Yang kedua, Haedar memaparkan bahwa Indonesia jangan dijadikan sebagai negara sekuler atau ideologi lain yang bertentangan dengan Pancasila. “Negara komunis atau negara sekuler yang menjauhkan agama dari negara. Dengan komitmen ini, maka Insya Allah menurut Muhammadiyah, kita tidak akan lagi mengalami dan melakukan perdebatan-perdebatan teologis atau ideologis, yang menyangkut hubungan antara agama dengan Pancasila dan NKRI,” ungkapnya.
“Apa kepentingan kita kedepan?” tanya Haedar saat ditemui usai penyampaian keynote speech dalam Pra-Muktamar.
Haedar menerangkan, bahwa persoalan teologis dan ideologis usai, maka akan aa tugas yang paling berat. “Bagaimana menjadikan Indonesia ini sebagaimana cita-cita para pendiri bangsa, menjadi negara yang betul-betul merdeka, bersatu, berdaulat, adil, dan makmur. Nah, dalam bahasa Muhammadiyah, cara berkemajuan di berbagai aspek kehidupan,” tuturnya.
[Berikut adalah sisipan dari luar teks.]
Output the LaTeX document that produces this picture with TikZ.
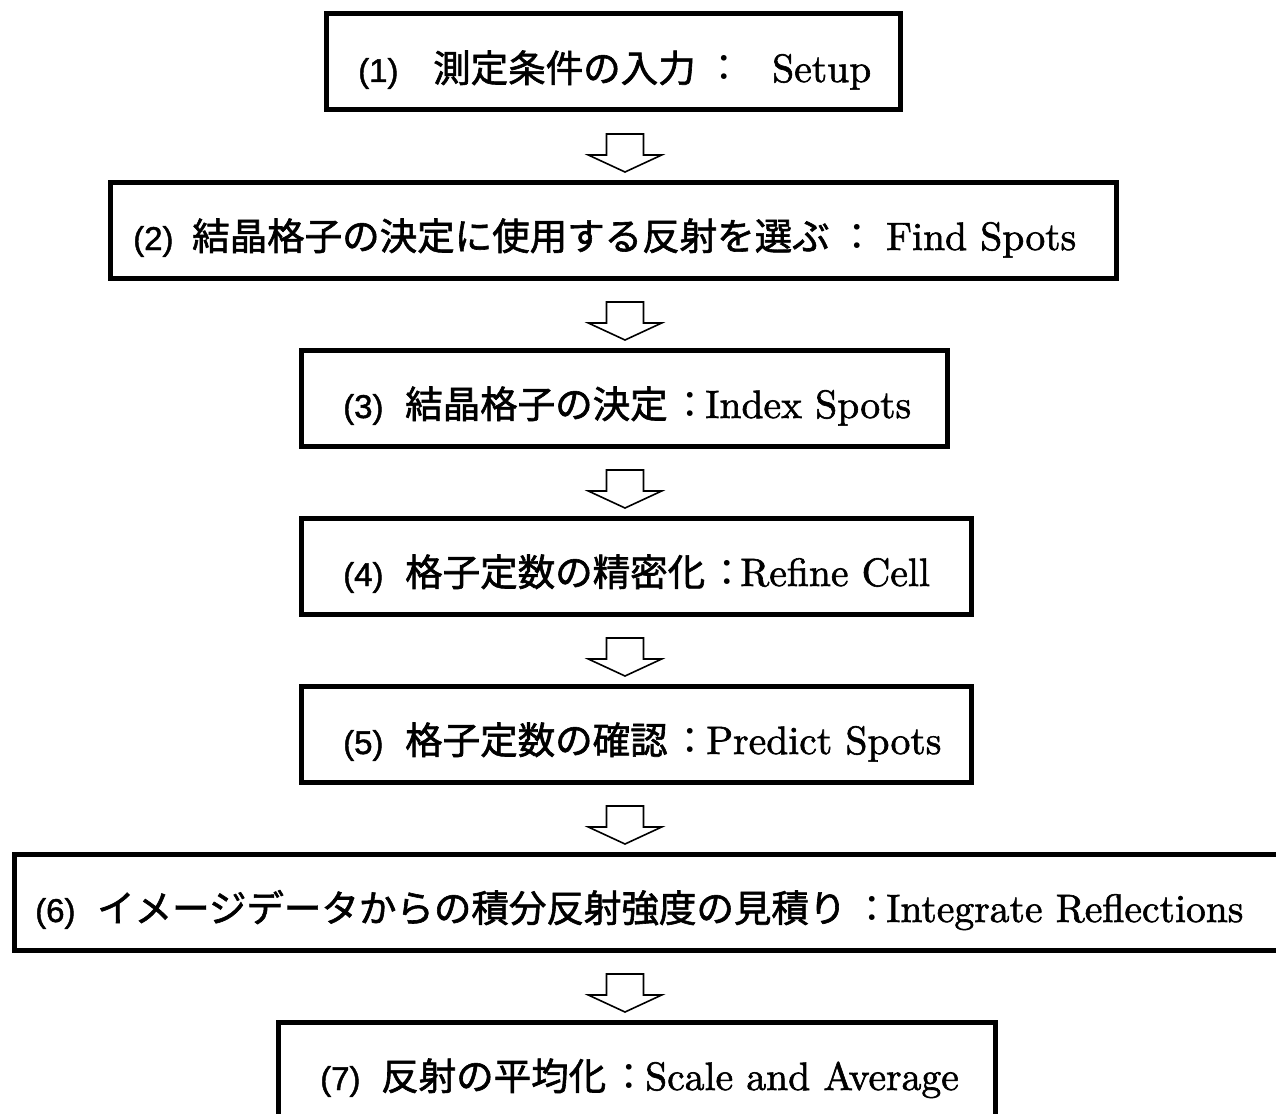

“Kalau kita proyeksinya ke situ, maka Insya Allah kita akan mengerahkan seluruh energi, dan kolektif bangsa ini,” tambah Haedar.
Selain itu, Haedar memberi pesan kepada pemerintah, “Bagi pemerintah, harus jadi acuan juga bahwa dasar Pancasila itu sebagai sebuah kesepakatan nasional, integratif dengan agama, bahkan dengan kebudayaan bangsa. Karena pancasila lahir dari serapan nilai-nilai agama dan kebudayaan bangsa.”
Dan untuk seluruh penyelenggaraan negara itu juga harus mengintegrasikannya. “Para pejabat negara tidak boleh lagi bicara pertentangan antara negara dengan pancasila. Karena apa? selain menunjukan ketidakpahaman, juga akan memancing kembali konflik ideologis,” tegas Haedar.
Haedar mengakhiri penjelasannya. Ia mengungkapkan agar pemerintah bisa melangkah kedepan, yakni dengan menjadikan cita-cita nasional Indonesia sebagai orientasi dalam pergerakan. “Dasarnya sudah ada Pancasila, orientasi kita membangun bangsa juga sudah ada. Jadi Indonesia yang merdeka, bersatu, adil, dan makmur. Tinggal usaha kita untuk mengerahkan segala kemampuan, mana yang menjadi tugas pemerintah, dan tugas organisasi kemasyarakatan seperti Muhammadiyah,” tandasnya.